Место гибели «Челюскина» походило скорее на пожарище. Странное дело: всех нас тянуло к этому месту. Я и сейчас проверяю себя: больше чем нужно, я стоял и снимал на месте гибели ледокола.
Из 60 суток, проведенных на льдине, большинство дней были-холодные. Работать «лейкой» в перчатках невозможно, а без перчаток не сделаешь более двух-трех снимков: пальцы начинают коченеть и теряют обычную гибкость. Перезарядить аппарат на воздухе трудно, потому что пленка при низкой температуре лишается гибкости и ломается. Если же войти в помещение барака или палатки, где температура выше нуля, фотоаппарат так обильно покроется: росой, что о дальнейшей работе нечего и думать.
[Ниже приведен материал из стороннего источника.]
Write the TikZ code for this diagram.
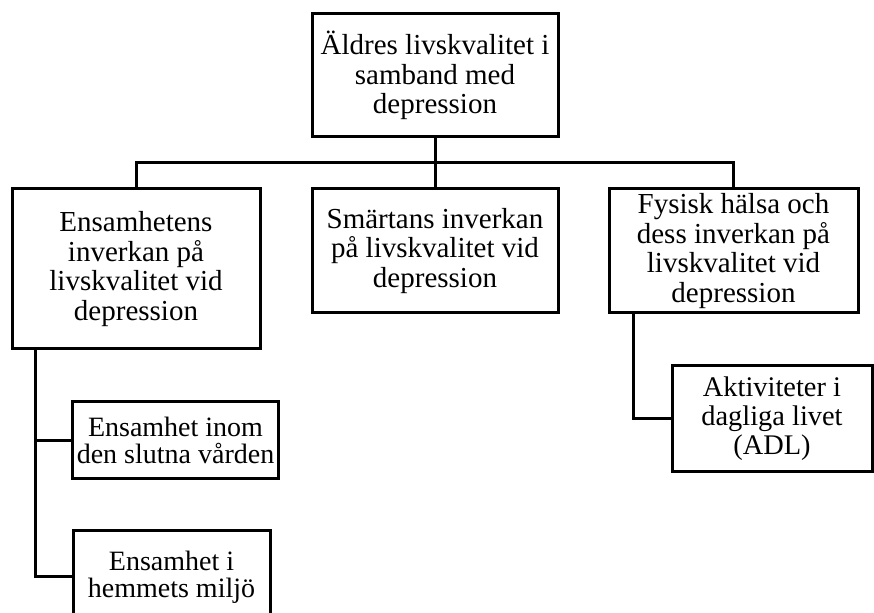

Хорошо запомнился такой случай. С места гибели «Челюскина» вытаскивали зажатый торосами большой моторный катер на 48 человек. Все полярники впряглись в постромки и лямки, пытаясь выдернуть крепко застрявшую шлюпку. Тов. Шмидт цепко схватился за конец веревки, пытаясь не только силой, но и своим; голосом подбодрить товарищей.
— Раз-два, взяли!…
— Раз-два, сильно!…
— Раз-два, дружно!…
Вот уже полчаса как люди бьются и изнемогают, а катер ни с места.
Заняв высокое положение, с которого меня все видели, я взял! на прицел «лейку». [341]
— Товарищи! Здесь глаза 170 миллионов Советского союза. А ну-ка для хорошего фото!
Кто-то подхватил команду:
— Раз-два, дружно!…
— Раз-два, сильно!…
Катер сдвинулся с места. Еще одна победа…
Этот эпизод у меня снят почти на всем пути продвижения катера, т. е. на расстоянии 40 метров, которые были преодолены товарищами почти без остановки. Этот случай забрал у меня почти полную съемку кассеты.
Но вот наконец и долгожданная радость. Над лагерем мы услышали четкий звук моторов «АНТ-4». Это летел Ляпидевский. Отлет женщин и детей из лагеря мною заснят всесторонне. Я не пошел на аэродром. У меня была цель заснять самолет на фоне лагеря. В то время как Ляпидевский «загружал» свой аэроплан женщинами, в лагере произошло сильное сжатие. Разорвало камбуз — кухню. Разрыв угрожал и нашему главному продовольственному складу.
Этот день был днем рекордной съемки. В этот день мною было сделано 300 снимков.
Надо сказать честно, я не надеялся крепко на свою память, поэтому с «лейками» я не расставался даже ночью. Два месяца они были привязаны на мне мертвыми узлами. Когда я ложился спать, то чехол со снятым материалом, пленками и дневниками пристегивал к ремню ручных часов.